Low-tech mais haute qualité
Si la mise en œuvre technique de son site web alimenté par l’énergie solaire a demandé pas mal de travail, il a fallu déployer autant d’efforts pour bâtir une communauté fiable de lecteurices à partir de zéro. Et on ne parle pas ici de modèle viable. “Aujourd’hui encore, lorsque j’écris et publie un article, je ne suis pas vraiment payé pour ça. Je n’ai pas souhaité opter pour un système de paywall. J’ai voulu que mon contenu soit accessible à toustes gratuitement. Sur le long terme, cela me rapporte beaucoup plus que si je publiais un article dans un journal traditionnel.”

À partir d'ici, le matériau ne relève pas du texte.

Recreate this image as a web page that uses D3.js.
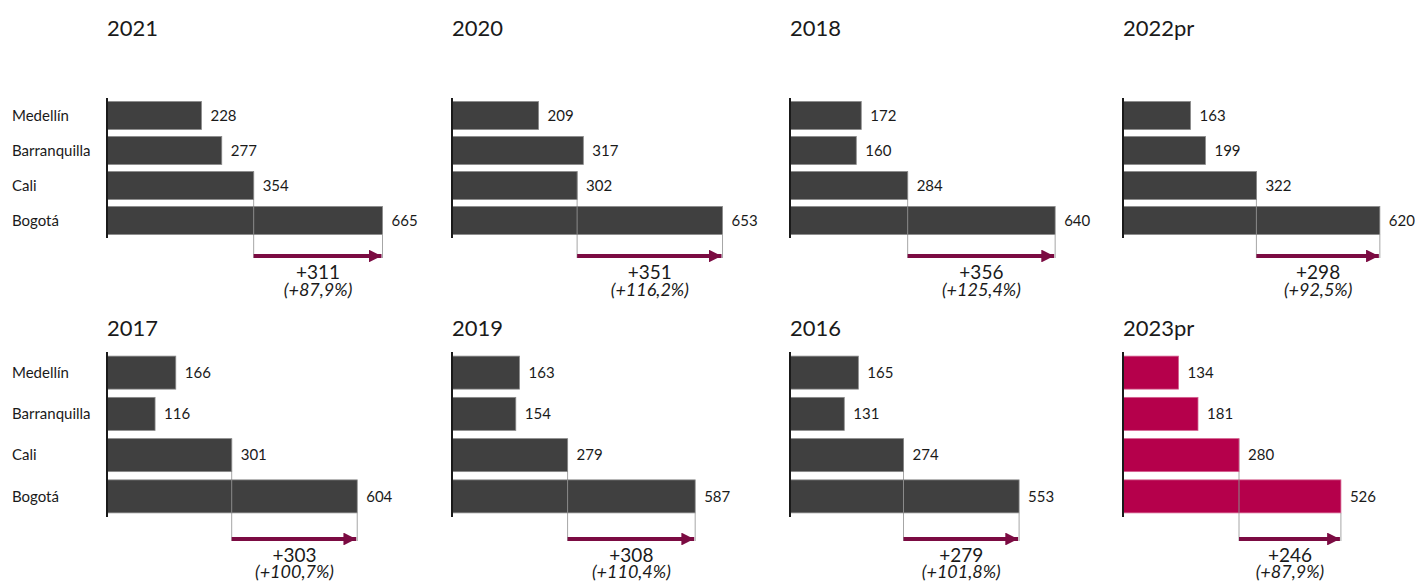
<!DOCTYPE html>
<html>
<head>
<meta charset="utf-8">
<script src="https://cdn.jsdelivr.net/npm/d3@7"></script>
<style>
  body { margin: 0; background: #fff; }
  svg text { font-family: Lato, "Open Sans", sans-serif; fill: #1a1a1a; }
</style>
</head>
<body>
<div id="chart"></div>
<script>
// panel order as laid out: row 1 then row 2
const years = ['2021', '2020', '2018', '2022pr', '2017', '2019', '2016', '2023pr'];
const cities = ['Medellín', 'Barranquilla', 'Cali', 'Bogotá'];
const medellin = [228, 209, 172, 163, 166, 163, 165, 134];
const barranquilla = [277, 317, 160, 199, 116, 154, 131, 181];
const cali = [354, 302, 284, 322, 301, 279, 274, 280];
const bogota = [665, 653, 640, 620, 604, 587, 553, 526];
const highlightYear = '2023pr';

const W = 1415, H = 582;
const colX = [107, 452, 790, 1123];
const rows = [
    { titleY: 36, top: 98, bottom: 238, arrowY: 256, diffY: 279, pctY: 296 },
    { titleY: 336, top: 352, bottom: 517, arrowY: 539, diffY: 562, pctY: 578 }
];

const fmt = d3.format('.1f');

const svg = d3.select('#chart').append('svg')
    .attr('width', W)
    .attr('height', H);

const defs = svg.append('defs');
defs.append('marker')
    .attr('id', 'arrowhead')
    .attr('viewBox', '0 0 10 10')
    .attr('refX', 10).attr('refY', 5)
    .attr('markerWidth', 3.2).attr('markerHeight', 3.2)
    .attr('markerUnits', 'strokeWidth')
    .attr('orient', 'auto')
    .append('path')
    .attr('d', 'M0,0 L10,5 L0,10 Z')
    .attr('fill', '#7b0b42');

const x = d3.scaleLinear().domain([0, 700]).range([0, 290]);

years.forEach((year, i) => {
    const row = rows[Math.floor(i / 4)];
    const x0 = colX[i % 4];
    const values = [medellin[i], barranquilla[i], cali[i], bogota[i]];
    const data = cities.map((c, k) => ({ city: c, value: values[k] }));

    const y = d3.scaleBand()
        .domain(cities)
        .range([row.top, row.bottom])
        .paddingInner(0.2)
        .paddingOuter(0.1);

    const isHi = year === highlightYear;
    const g = svg.append('g').attr('class', 'panel')
        .attr('transform', `translate(${x0},0)`);

    g.append('text')
        .attr('x', 0)
        .attr('y', row.titleY)
        .style('font-size', '22px')
        .text(year);

    // bracket lines from Cali and Bogotá bar ends down to the arrow
    const xCali = x(cali[i]), xBog = x(bogota[i]);
    g.append('line')
        .attr('x1', xCali).attr('x2', xCali)
        .attr('y1', y('Cali')).attr('y2', row.arrowY + 2)
        .attr('stroke', '#a6a6a6').attr('stroke-width', 1);

    g.selectAll('.bar')
        .data(data)
        .join('rect')
        .attr('class', 'bar')
        .attr('x', 0)
        .attr('y', d => y(d.city))
        .attr('width', d => x(d.value))
        .attr('height', y.bandwidth())
        .attr('fill', isHi ? '#b5004b' : '#404040')
        .attr('stroke', isHi ? '#d4608f' : '#8a8a8a')
        .attr('stroke-width', 0.8);

    // redraw the Cali line over the Bogotá bar
    g.append('line')
        .attr('x1', xCali).attr('x2', xCali)
        .attr('y1', y('Bogotá')).attr('y2', y('Bogotá') + y.bandwidth())
        .attr('stroke', '#8a8a8a').attr('stroke-width', 1);

    g.append('line')
        .attr('x1', xBog).attr('x2', xBog)
        .attr('y1', y('Bogotá') + y.bandwidth()).attr('y2', row.arrowY + 2)
        .attr('stroke', '#a6a6a6').attr('stroke-width', 1);

    g.selectAll('.val')
        .data(data)
        .join('text')
        .attr('class', 'val')
        .attr('x', d => x(d.value) + 9)
        .attr('y', d => y(d.city) + y.bandwidth() / 2)
        .attr('dy', '0.35em')
        .style('font-size', '15px')
        .text(d => d.value);

    // axis line
    const axis = d3.axisLeft(y).tickSize(0).tickFormat('');
    g.append('g')
        .call(axis)
        .call(a => a.select('.domain')
            .attr('stroke', '#1a1a1a')
            .attr('stroke-width', 2)
            .attr('d', `M0,${row.top}V${row.bottom}`));

    // arrow
    g.append('line')
        .attr('x1', xCali).attr('x2', xBog - 1)
        .attr('y1', row.arrowY).attr('y2', row.arrowY)
        .attr('stroke', '#7b0b42')
        .attr('stroke-width', 4)
        .attr('marker-end', 'url(#arrowhead)');

    const diff = bogota[i] - cali[i];
    const pct = diff / cali[i] * 100;
    const mid = (xCali + xBog) / 2;
    g.append('text')
        .attr('x', mid).attr('y', row.diffY)
        .attr('text-anchor', 'middle')
        .style('font-size', '19px')
        .text('+' + diff);
    g.append('text')
        .attr('x', mid).attr('y', row.pctY)
        .attr('text-anchor', 'middle')
        .style('font-size', '18px')
        .style('font-style', 'italic')
        .text('(+' + fmt(pct).replace('.', ',') + '%)');

    if (i % 4 === 0) {
        svg.selectAll(null)
            .data(cities)
            .join('text')
            .attr('x', 12)
            .attr('y', d => y(d) + y.bandwidth() / 2)
            .attr('dy', '0.35em')
            .style('font-size', '15px')
            .text(d => d);
    }
});
</script>
</body>
</html>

Durant les dix premières années, De Decker a en partie financé son travail dans Low-tech Magazine par le biais de la publicité. Il a ensuite été invité à participer à des conférences, il a écrit des livres et a également été guide touristique à temps partiel à Barcelone. Mais, en 2018, quand il est passé à un magazine en ligne fonctionnant à l’énergie solaire, le journaliste a dû repenser l’éventail de ses revenus. “J’ai abandonné la publicité parce qu’elle était devenue incompatible avec le système hors réseau. J’en ai été très heureux. De façon assez naturelle, Low-tech Magazine a commencé à générer des dons. J’ai appris au fil du temps que miser sur un contenu de haute qualité est payant pour construire un lectorat solide qui continuera à revenir. Il y a tellement d’informations qui sont publiées. Se démarquer des autres médias demande beaucoup d’efforts, mais ça compte vraiment.”